Na manhã de 25 de novembro, o primeiro-ministro, Patrice Trovoada, anunciou que o ataque tinha sido neutralizado e que Delfim Neves tinha sido detido, afirmando que "tudo indica" que o ataque ocorreu "a mando de algumas personalidades".
Delfim Neves vai pedir indemnização contra o Estado
Além da queixa-crime e pedido de indemnização apresentada contra o chefe do Governo por difamação e calúnia, o advogado Hamilton Vaz disse que Delfim Neves vai pedir indemnização contra o Estado são-tomense.

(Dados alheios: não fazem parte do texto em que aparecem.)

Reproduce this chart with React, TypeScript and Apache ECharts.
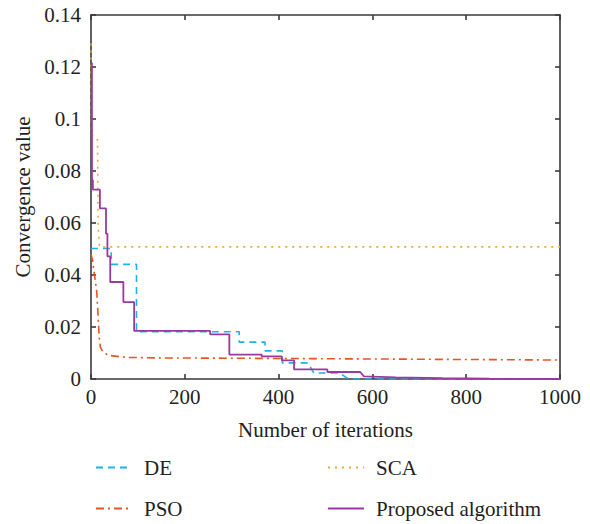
import React, { useEffect, useRef } from "react";
import * as echarts from "echarts";

const xTicks = [0, 200, 400, 600, 800, 1000];
const yTicks = [0, 0.02, 0.04, 0.06, 0.08, 0.1, 0.12, 0.14];

const seriesNames = ["DE", "PSO", "SCA", "Proposed algorithm"];

const deData: [number, number][] = [
  [0, 0.0502], [43, 0.0502], [43, 0.0441], [97, 0.0441], [97, 0.0182],
  [316, 0.0182], [316, 0.0142], [371, 0.0142], [371, 0.0108], [408, 0.0108],
  [408, 0.0062], [463, 0.0062], [475, 0.0023], [531, 0.0023], [545, 0.0004],
  [560, 0], [1000, 0],
];

const psoData: [number, number][] = [
  [0, 0.048], [3, 0.046], [6, 0.042], [9, 0.038], [12, 0.034], [14, 0.028],
  [16, 0.021], [18, 0.015], [20, 0.0123], [25, 0.0105], [37, 0.0091],
  [60, 0.0086], [80, 0.0083], [150, 0.0081], [300, 0.008], [600, 0.0077],
  [1000, 0.0073],
];

const scaData: [number, number][] = [
  [0, 0.129], [1, 0.094], [14, 0.092], [15, 0.06], [18, 0.0508], [1000, 0.0508],
];

const proposedData: [number, number][] = [
  [0, 0.1215], [2, 0.1215], [2, 0.0765], [4, 0.0765], [4, 0.0728], [19, 0.0728],
  [19, 0.0656], [32, 0.0656], [32, 0.0559], [35, 0.0559], [35, 0.0472],
  [41, 0.0472], [41, 0.0373], [69, 0.0373], [69, 0.0296], [92, 0.0296],
  [92, 0.0185], [254, 0.0185], [254, 0.0172], [295, 0.0172], [295, 0.0094],
  [364, 0.0094], [364, 0.0087], [407, 0.0087], [407, 0.0072], [433, 0.0072],
  [433, 0.0037], [504, 0.0037], [504, 0.0027], [574, 0.0027], [582, 0.001],
  [650, 0.0006], [750, 0.0003], [850, 0.0001], [1000, 0],
];

const colors = ["#1FB2E8", "#E8561F", "#F5A733", "#9A3A9E"];
const FONT = "Times New Roman";

export default function App() {
  const ref = useRef<HTMLDivElement>(null);
  useEffect(() => {
    document.body.style.margin = "0";
    if (!ref.current) return;
    const chart = echarts.init(ref.current, null, { renderer: "svg" });
    const axisLine = { show: true, onZero: false, lineStyle: { color: "#3a3a3a", width: 1.6 } };
    const axisTick = { show: true, inside: true, length: 5, lineStyle: { color: "#3a3a3a", width: 1.6 } };
    const label = { color: "#231f20", fontFamily: FONT, fontSize: 21 };
    const legendBase = {
      orient: "vertical", top: 452, height: 70,
      itemWidth: 36, itemHeight: 14, itemGap: 20,
      itemStyle: { opacity: 0 },
      textStyle: { ...label, padding: [0, 0, 0, 7] },
    };
    chart.setOption({
      animation: false,
      color: colors,
      textStyle: { fontFamily: FONT },
      grid: { left: 91, top: 15, width: 469, height: 364 },
      xAxis: [
        {
          type: "value", min: 0, max: 1000, interval: 200,
          axisLine, axisTick, splitLine: { show: false },
          axisLabel: { ...label, margin: 7, formatter: (v: number) => String(v) },
          name: "Number of iterations", nameLocation: "middle", nameGap: 40,
          nameTextStyle: { ...label },
        },
        {
          type: "value", min: 0, max: 1000, interval: 200, position: "top",
          axisLine, axisTick, splitLine: { show: false }, axisLabel: { show: false },
        },
      ],
      yAxis: [
        {
          type: "value", min: 0, max: 0.14, interval: 0.02,
          axisLine, axisTick, splitLine: { show: false },
          axisLabel: { ...label, margin: 10, formatter: (v: number) => (v === 0 ? "0" : String(+v.toFixed(2))) },
          name: "Convergence value", nameLocation: "middle", nameGap: 58,
          nameTextStyle: { ...label },
        },
        {
          type: "value", min: 0, max: 0.14, interval: 0.02, position: "right",
          axisLine, axisTick, splitLine: { show: false }, axisLabel: { show: false },
        },
      ],
      legend: [
        { ...legendBase, data: ["DE", "PSO"], left: 90 },
        { ...legendBase, data: ["SCA", "Proposed algorithm"], left: 322 },
      ],
      series: [
        { name: seriesNames[0], type: "line", data: deData, symbol: "none", lineStyle: { width: 1.6, type: [7, 5] }, z: 3 },
        { name: seriesNames[1], type: "line", data: psoData, symbol: "none", lineStyle: { width: 1.6, type: [8, 4, 2, 4] }, z: 2 },
        { name: seriesNames[2], type: "line", data: scaData, symbol: "none", lineStyle: { width: 1.6, type: [2, 5] }, z: 1 },
        { name: seriesNames[3], type: "line", data: proposedData, symbol: "none", lineStyle: { width: 1.8 }, z: 4 },
      ],
    });
    return () => chart.dispose();
  }, []);
  return <div ref={ref} style={{ width: 590, height: 524 }} />;
}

"Quiseram matar o Delfim Neves fisicamente e psicologicamente. Todo o são-tomense sabe dos danos que esse cidadão sofreu, fustigado em praça pública, quiseram acabar com a sua carreira política e acabar fisicamente com esse cidadão que já esteve no corredor da morte”, enfatizou Hamilton Vaz.
Outro advogado, Carlos Semedo, explicou que a "ação de indemnização contra o Estado” será fundamentada por terem detido Delfim Neves "sem mandado judicial, fora do flagrante delito” e ainda porque a estrutura militar, o Ministério Público e a Polícia Judiciária, "mantiveram o sequestro do Delfim Neves, que só cessou” quando foi apresentado ao juiz de instrução criminal, quatro dias após a detenção pelos militares.

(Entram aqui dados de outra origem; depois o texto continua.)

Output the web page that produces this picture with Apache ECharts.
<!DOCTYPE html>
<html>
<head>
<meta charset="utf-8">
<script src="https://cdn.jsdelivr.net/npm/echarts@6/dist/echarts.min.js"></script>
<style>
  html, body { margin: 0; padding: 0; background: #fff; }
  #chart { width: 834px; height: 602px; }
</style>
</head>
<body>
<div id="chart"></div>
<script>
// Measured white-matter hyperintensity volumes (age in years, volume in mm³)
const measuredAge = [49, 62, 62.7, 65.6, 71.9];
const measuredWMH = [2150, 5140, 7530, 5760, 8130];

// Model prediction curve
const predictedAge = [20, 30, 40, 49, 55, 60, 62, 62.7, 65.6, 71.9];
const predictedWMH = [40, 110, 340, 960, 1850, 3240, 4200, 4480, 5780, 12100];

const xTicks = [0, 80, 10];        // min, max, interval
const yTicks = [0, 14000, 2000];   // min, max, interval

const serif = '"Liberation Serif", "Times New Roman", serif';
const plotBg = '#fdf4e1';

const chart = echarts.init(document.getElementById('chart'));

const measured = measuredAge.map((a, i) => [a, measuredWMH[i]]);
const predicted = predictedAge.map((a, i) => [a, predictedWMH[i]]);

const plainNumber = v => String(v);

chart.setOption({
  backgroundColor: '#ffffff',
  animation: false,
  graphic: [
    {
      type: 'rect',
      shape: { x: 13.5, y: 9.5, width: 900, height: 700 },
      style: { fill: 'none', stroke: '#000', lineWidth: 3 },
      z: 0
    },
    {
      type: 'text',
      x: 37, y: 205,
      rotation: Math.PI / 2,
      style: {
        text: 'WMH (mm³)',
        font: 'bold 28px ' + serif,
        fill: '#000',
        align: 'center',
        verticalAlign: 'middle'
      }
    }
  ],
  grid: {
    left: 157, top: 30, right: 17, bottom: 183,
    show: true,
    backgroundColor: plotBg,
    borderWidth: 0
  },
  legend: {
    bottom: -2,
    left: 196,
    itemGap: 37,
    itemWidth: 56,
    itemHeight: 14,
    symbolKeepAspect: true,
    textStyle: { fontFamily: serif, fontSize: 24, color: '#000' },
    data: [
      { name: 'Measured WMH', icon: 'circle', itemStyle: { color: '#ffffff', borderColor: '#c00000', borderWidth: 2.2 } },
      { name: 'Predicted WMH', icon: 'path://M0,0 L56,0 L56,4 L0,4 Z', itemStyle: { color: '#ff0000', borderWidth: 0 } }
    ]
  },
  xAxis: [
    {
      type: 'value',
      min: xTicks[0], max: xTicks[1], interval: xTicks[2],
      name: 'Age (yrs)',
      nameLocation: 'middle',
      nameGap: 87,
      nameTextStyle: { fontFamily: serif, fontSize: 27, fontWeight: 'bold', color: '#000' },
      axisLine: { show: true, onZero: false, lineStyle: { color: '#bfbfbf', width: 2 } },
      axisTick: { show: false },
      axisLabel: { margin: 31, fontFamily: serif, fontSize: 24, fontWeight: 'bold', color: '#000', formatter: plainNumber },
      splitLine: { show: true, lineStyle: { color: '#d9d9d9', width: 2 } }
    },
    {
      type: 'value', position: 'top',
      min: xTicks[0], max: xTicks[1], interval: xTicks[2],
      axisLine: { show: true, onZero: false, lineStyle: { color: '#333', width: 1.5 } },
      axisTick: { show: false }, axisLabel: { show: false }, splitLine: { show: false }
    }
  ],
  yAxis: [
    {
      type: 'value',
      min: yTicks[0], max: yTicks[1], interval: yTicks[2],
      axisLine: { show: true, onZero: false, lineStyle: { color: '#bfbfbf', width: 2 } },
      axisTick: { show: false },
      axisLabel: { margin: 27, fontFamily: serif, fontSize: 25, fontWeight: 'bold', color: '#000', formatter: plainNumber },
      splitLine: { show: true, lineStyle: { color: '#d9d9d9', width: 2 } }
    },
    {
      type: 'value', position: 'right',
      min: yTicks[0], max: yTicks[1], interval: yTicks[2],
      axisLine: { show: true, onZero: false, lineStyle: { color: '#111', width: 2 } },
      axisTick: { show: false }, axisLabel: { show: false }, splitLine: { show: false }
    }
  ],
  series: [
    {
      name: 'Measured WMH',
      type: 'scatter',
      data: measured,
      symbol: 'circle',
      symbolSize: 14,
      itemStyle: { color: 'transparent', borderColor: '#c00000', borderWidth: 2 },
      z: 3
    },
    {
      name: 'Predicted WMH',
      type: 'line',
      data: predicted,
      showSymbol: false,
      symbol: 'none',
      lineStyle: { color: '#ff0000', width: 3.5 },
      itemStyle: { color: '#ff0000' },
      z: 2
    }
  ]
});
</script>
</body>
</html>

"Nós vamos levar isto até a última consequência. O Estado vai ter que indemnizar, e saibamos todos que mesmo essa indemnização não vai ressarcir os danos que esse cidadão e a sua família sofreram”, disse o jurista Hamilton Vaz.

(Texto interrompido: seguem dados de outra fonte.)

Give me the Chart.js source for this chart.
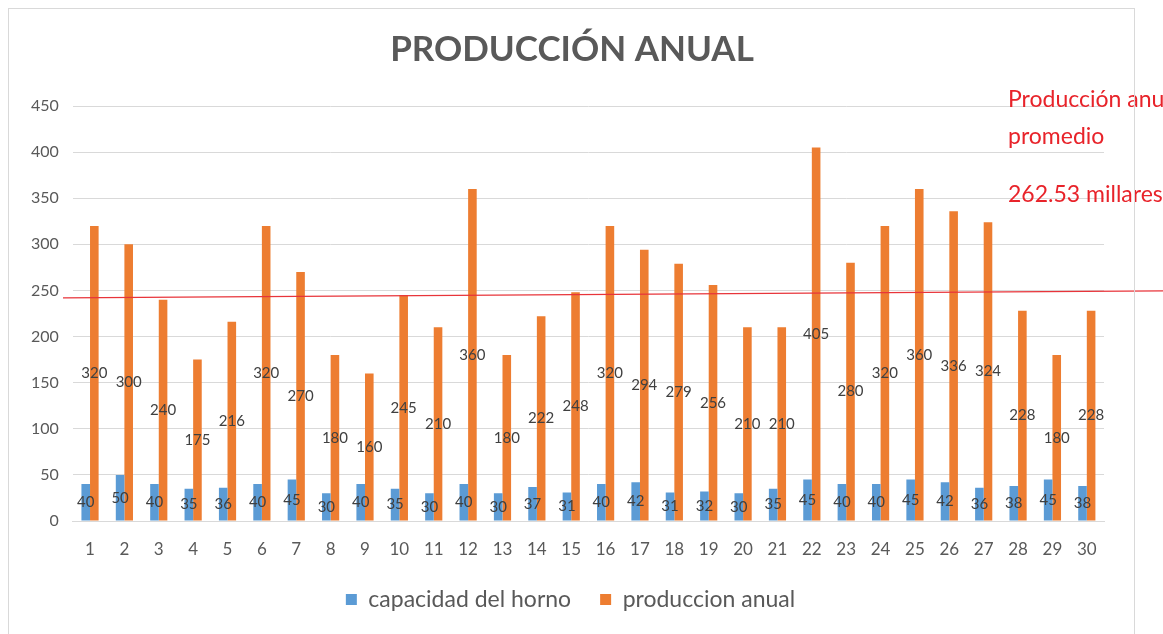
<!DOCTYPE html>
<html>
<head>
<meta charset="utf-8">
<script src="https://cdn.jsdelivr.net/npm/chart.js@4"></script>
<style>
  html, body { margin: 0; padding: 0; background: #fff; }
  #wrap { position: relative; width: 1163px; height: 634px; }
  #frame { position: absolute; left: 8px; top: 8px; width: 1127px; height: 626px; border: 1px solid #d9d9d9; border-bottom: none; box-sizing: border-box; pointer-events: none; }
</style>
</head>
<body>
<div id="wrap">
  <canvas id="produccion" width="1163" height="634"></canvas>
  <div id="frame"></div>
</div>
<script>
// data
const labels = ['1','2','3','4','5','6','7','8','9','10','11','12','13','14','15','16','17','18','19','20','21','22','23','24','25','26','27','28','29','30'];
const capacidad = [40, 50, 40, 35, 36, 40, 45, 30, 40, 35, 30, 40, 30, 37, 31, 40, 42, 31, 32, 30, 35, 45, 40, 40, 45, 42, 36, 38, 45, 38];
const produccion = [320, 300, 240, 175, 216, 320, 270, 180, 160, 245, 210, 360, 180, 222, 248, 320, 294, 279, 256, 210, 210, 405, 280, 320, 360, 336, 324, 228, 180, 228];
// hand drawn average line (value at left end, value at right end)
const avgLine = [242, 249.5];
const avgText = ['Producción anual', 'promedio', '262.53 millares'];

const gray = "#595959";

// labels in the middle of each bar
const barLabels = {
  id: "barLabels",
  afterDatasetsDraw(chart) {
    const ctx = chart.ctx;
    ctx.save();
    ctx.font = "15px Lato";
    ctx.fillStyle = "#404040";
    ctx.textAlign = "center";
    ctx.textBaseline = "middle";
    chart.data.datasets.forEach((ds, i) => {
      chart.getDatasetMeta(i).data.forEach((bar, j) => {
        const y = (bar.y + bar.base) / 2;
        ctx.fillText(ds.data[j], bar.x, y);
      });
    });
    ctx.restore();
  }
};

// red average line + note on the right
const avgNote = {
  id: "avgNote",
  afterLayout(chart) {
    // title and legend sit a bit right of centre in the original
    if (chart.titleBlock) chart.titleBlock.left += 23;
    if (chart.legend) chart.legend.left += 20;
  },
  afterDraw(chart) {
    const ctx = chart.ctx;
    const y = chart.scales.y;
    ctx.save();
    ctx.strokeStyle = "#e8343a";
    ctx.lineWidth = 1.2;
    ctx.beginPath();
    ctx.moveTo(63, y.getPixelForValue(avgLine[0]));
    ctx.lineTo(chart.width, y.getPixelForValue(avgLine[1]));
    ctx.stroke();

    ctx.fillStyle = "#e8232a";
    ctx.font = "23px Lato";
    ctx.textAlign = "left";
    ctx.textBaseline = "middle";
    ctx.fillText(avgText[0], 1008, 100);
    ctx.fillText(avgText[1], 1008, 137);
    ctx.fillText(avgText[2], 1008, 195);
    ctx.restore();
  }
};

const ctx = document.getElementById("produccion").getContext("2d");

new Chart(ctx, {
  type: 'bar',
  data: {
    labels: labels,
    datasets: [
      {
        label: 'capacidad del horno',
        data: capacidad,
        backgroundColor: "#5b9bd5",
        categoryPercentage: 0.5,
        barPercentage: 1
      },
      {
        label: 'produccion anual',
        data: produccion,
        backgroundColor: "#ed7d31",
        categoryPercentage: 0.5,
        barPercentage: 1
      }
    ]
  },
  options: {
    responsive: false,
    animation: false,
    layout: {
      padding: { left: 17, right: 59, top: 0, bottom: 13 }
    },
    plugins: {
      title: {
        display: true,
        text: 'PRODUCCIÓN ANUAL',
        color: gray,
        font: { family: "Lato", size: 35, weight: "bold" },
        padding: { top: 29, bottom: 35 }
      },
      legend: {
        position: "bottom",
        labels: {
          boxWidth: 11,
          boxHeight: 11,
          color: gray,
          padding: 29,
          font: { family: "Lato", size: 23 }
        }
      },
      tooltip: { enabled: false }
    },
    scales: {
      y: {
        min: 0,
        max: 450,
        ticks: {
          stepSize: 50,
          color: gray,
          padding: 14,
          font: { family: "Lato", size: 16 }
        },
        grid: { color: "#d9d9d9", drawTicks: false },
        border: { display: false }
      },
      x: {
        afterFit: (scale) => { scale.height = 38; },
        ticks: {
          color: gray,
          padding: 18,
          font: { family: "Lato", size: 17 }
        },
        grid: { display: false, drawTicks: false },
        border: { color: "#d9d9d9" }
      }
    }
  },
  plugins: [barLabels, avgNote]
});
</script>
</body>
</html>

"Vamos agora verificar se o primeiro-ministro tem a maturidade de pedir desculpa pública em toda a televisão da acusação que fez contra a pessoa do Delfim Neves. Ao mais alto magistrado da Nação, refiro-me ao Presidente da República, Carlos Vila Nova […] merece pedir uma desculpa pública ao cidadão Delfim Neves e à sua família”, acrescentou o advogado.
Na madrugada de 25 de novembro, quatro homens atacaram o quartel das Forças Armadas, na capital são-tomense, num assalto que as autoridades classificaram como tentativa de golpe de Estado. O oficial de dia foi feito refém e ficou ferido com gravidade devido a agressões.
Três dos quatro atacantes detidos pelos militares, e Arlécio Costa, um antigo combatente do batalhão sul-africano 'Búfalo' - detido posteriormente, em casa -, morreram horas depois no quartel.
Fotos e vídeos dos homens com marcas de agressão, ensanguentados e com as mãos amarradas atrás das costas, ainda com vida e também já na morgue, e com militares a agredi-los, foram amplamente divulgadas nas redes sociais.
O Ministério Público são-tomense acusou esta quinta-feira dez arguidos, nove militares e um civil, pela prática, em coautoria e concurso efetivo, de um crime de alteração violenta do Estado de Direito, sete crimes de homicídio qualificado na forma tentada, um crime de ofensas corporais com dolo de perigo, um crime de sequestro agravado e um crime de detenção de arma proibida, no caso do ataque ao quartel-general.
Sobre o processo relativo à morte dos quatro homens, com 20 arguidos, 11 dos quais em prisão preventiva, o MP esclareceu que "se prevê para breve a dedução do respetivo despacho de encerramento da instrução preparatória, terminando o prazo máximo para o efeito a 18 de março, ou seja, três meses depois da primeira detenção efetuada".
Segundo o MP, em ambos os processos, a investigação dos factos foi delegada e realizada pela Polícia Judiciária, coadjuvada pela Polícia Judiciária portuguesa, com a supervisão do Ministério Público de São Tomé e Príncipe, que beneficiou para o efeito do apoio formativo e técnico de magistrados do Ministério Público português".